■ What you are asked to do: Show every line below where "chart" can be found.

■ Material:
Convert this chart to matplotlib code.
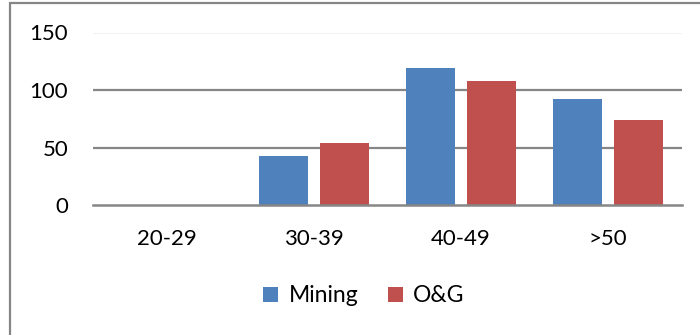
import numpy as np
import matplotlib.pyplot as plt
from matplotlib.patches import Rectangle

plt.rcParams['font.family'] = ['Lato', 'DejaVu Sans']

groups = ['20-29', '30-39', '40-49', '>50']
mining = [0, 43, 119, 92]
og = [0, 54, 108, 74]

fig = plt.figure(figsize=(7, 3.35), dpi=100)
ax = fig.add_axes([93.3/700, 1-205.5/335, (681.7-93.3)/700, 173/335])

x = np.arange(len(groups))
w = 0.335
ax.bar(x - 0.208, mining, w, color='#4F81BD', label='Mining', zorder=3)
ax.bar(x + 0.208, og, w, color='#C0504D', label='O&G', zorder=3)

ax.set_xlim(-0.5, 3.5)
ax.set_ylim(0, 150)
ax.set_yticks([0, 50, 100, 150])
ax.set_xticks(x)
ax.set_xticklabels(groups)
for v in [50, 100, 150]:
    ax.axhline(v, color='#868686', lw=1.6, zorder=1)
ax.axhline(0, color='#868686', lw=1.8, zorder=4, clip_on=False)
for s in ax.spines.values():
    s.set_visible(False)
ax.tick_params(axis='y', length=0, pad=18, labelsize=16)
ax.tick_params(axis='x', length=0, pad=17, labelsize=16)

fig.legend(loc='center', bbox_to_anchor=(364/700, 1-296/335), ncol=2, frameon=False,
           fontsize=16.5, handlelength=0.65, handleheight=0.65, handletextpad=0.45,
           columnspacing=1.3)

# outer chart border
fig.patches.append(Rectangle((10/700, -0.1), 1.1, 1-3/335+0.1, transform=fig.transFigure,
                             fill=False, edgecolor='#868686', lw=1.6, figure=fig))

fig.savefig('out.png', dpi=100)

■ Reply to the task:
Convert this chart to matplotlib code.
# outer chart border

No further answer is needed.